I recently drew out the 1998 Eric Clapton album “Pilgrim.” For those of you who are unfamiliar, this is the album that contains “My Father’s Eyes.”

Sometimes I get caught up in finding new music, new sounds, new trends and returning to one of the greats was just what I needed. The entire album has such soulfully infused blues with pop-driven overtones. The widely popular “My Father’s Eyes” is just the tip of the iceberg for the album.
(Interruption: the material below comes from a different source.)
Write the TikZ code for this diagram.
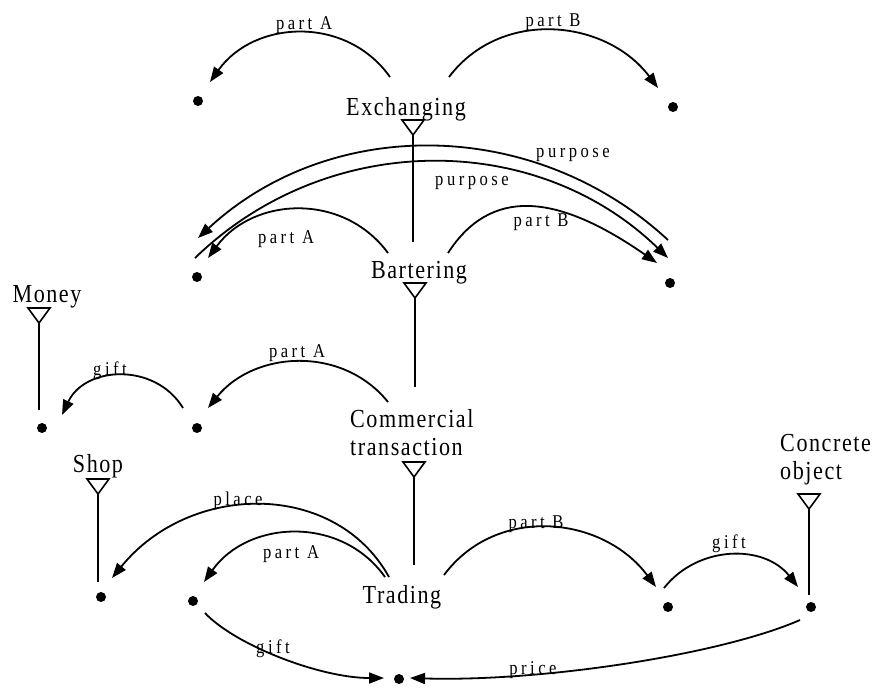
\documentclass[tikz,border=0pt]{standalone}
\usepackage{fontspec}
\setmainfont{Liberation Serif}
\newfontfamily\bigfont[LetterSpace=6,FakeStretch=0.85]{Liberation Serif}
\newfontfamily\smallfont[LetterSpace=18,FakeStretch=0.85]{Liberation Serif}
\usetikzlibrary{arrows.meta}
\begin{document}
\begin{tikzpicture}[x=1pt,y=-1pt,
  big/.style={font=\bigfont\fontsize{26}{28}\selectfont, inner sep=0pt, anchor=base},
  small/.style={font=\smallfont\fontsize{19.5}{22}\selectfont, inner sep=0pt, anchor=base},
  dot/.style={circle, fill=black, inner sep=0pt, minimum size=10pt},
  rel/.style={line width=1.8pt, -{Triangle[length=15pt,width=11pt]}},
  isa/.style={line width=1.6pt},
  tri/.style={line width=1.6pt, line join=miter},
]
\useasboundingbox (0,0) rectangle (877,688);

% concept labels
\node[big] (exch) at (406,115) {Exchanging};
\node[big] (bart) at (419,278) {Bartering};
\node[big] (money) at (47,302) {Money};
\node[big, anchor=base west, align=left] (comm) at (350,455) {Commercial\\transaction};
\node[big] (shop) at (98,472) {Shop};
\node[big] (trad) at (402,603) {Trading};
\node[big, anchor=base west, align=left] (conc) at (780,479) {Concrete\\object};

% dots
\node[dot] (d1) at (198,101) {};
\node[dot] (d2) at (673,107) {};
\node[dot] (d3) at (197,277) {};
\node[dot] (d4) at (670,283) {};
\node[dot] (d5) at (42,428) {};
\node[dot] (d6) at (197,428) {};
\node[dot] (d7) at (101,597) {};
\node[dot] (d8) at (193,601) {};
\node[dot] (d9) at (668,607) {};
\node[dot] (d10) at (811,607) {};
\node[dot] (d11) at (399,679) {};

% type hierarchy triangles and lines
\foreach \cx/\ty/\ly in {413/120/242, 415/283/387, 39/308/410, 414/462/565, 98/479/582, 809/494/595}{
  \draw[tri] (\cx-11,\ty) -- (\cx+11,\ty) -- (\cx,\ty+15) -- cycle;
  \draw[isa] (\cx,\ty+15) -- (\cx,\ly);
}

% relation arcs
\draw[rel] (390,77) .. controls (346,15) and (254,20) .. (210,82);
\node[small] (lA1) at (304,29) {part A};
\draw[rel] (449,77) .. controls (501,8) and (606,19) .. (658,88);
\node[small] (lB1) at (553,27) {part B};

\draw[rel] (668,240) .. controls (535,117) and (331,115) .. (198,238);
\node[small] (lp1) at (573,157) {purpose};
\draw[rel] (195,258) .. controls (327,130) and (536,130) .. (668,258);
\node[small] (lp2) at (472,185) {purpose};

\draw[rel] (388,253) .. controls (343,192) and (253,197) .. (208,258);
\node[small] (lA2) at (286,243) {part A};
\draw[rel] (448,253) .. controls (490,188) and (555,192) .. (657,263);
\node[small] (lB2) at (541,226) {part B};

\draw[rel] (183,408) .. controls (155,362) and (85,366) .. (62,415);
\node[small] (lg1) at (110,375) {gift};
\draw[rel] (388,402) .. controls (342,345) and (254,351) .. (208,408);
\node[small] (lA3) at (297,357) {part A};

\draw[rel] (389,577) .. controls (335,480) and (190,482) .. (112,578);
\node[small] (lpl) at (238,505) {place};
\draw[rel] (385,577) .. controls (341,515) and (248,520) .. (204,582);
\node[small] (lA4) at (291,558) {part A};
\draw[rel] (444,575) .. controls (497,504) and (603,516) .. (656,587);
\node[small] (lB4) at (536,528) {part B};
\draw[rel] (664,588) .. controls (698,545) and (764,544) .. (798,587);
\node[small] (lg2) at (729,548) {gift};

\draw[rel] (205,613) .. controls (235,645) and (320,678) .. (384,678);
\node[small] (lg3) at (273,653) {gift};
\draw[rel] (800,620) .. controls (720,655) and (540,682) .. (410,678);
\node[small] (lpr) at (533,674) {price};
\end{tikzpicture}
\end{document}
Nasty rock-blues tracks like “She’s Gone” put Eric’s versatility on display, while he concurrently demonstrates the other side of his spectrum with the acoustic driven “Needs His Woman.”

The album has a different feel in comparison with most all of Clapton’s other albums in that it has much more of a polished and groove-based production feel to it than the others. This feel is apt for the period in music and is a perfect blend of the seasoned veteran’s skill and the trends of the day in pop music.

In particular, the song “One Chance” seemed to hit me square in the chest. Its ominously building bassline and nasty guitar licks forming the foundation for Eric’s emotionally tinged vocals and choral additives create a masterpiece.

Another song that holds the same groove-oriented pervasiveness as “One Chance” that captivated much of my attention upon my recent listening sessions is a track called “Goin Down Slow.” The track has the timeless emotive vocals of Eric’s bluesy past and lyrical tendencies, but also contains the powerful R&B groove that carries the song forward every measure, not to mention Clapton’s ever-present and out-of-this-world guitar playing.

Where Clapton comes up with his genius, I have no idea, but it is a constant reminder that some of us were born with purpose – he found his. There is always something to say about greatest and its relation to timeless ness. Eric will always be brilliant and one of the greatest musicians of all time.

Do yourself a favor, have a sit down with the album again.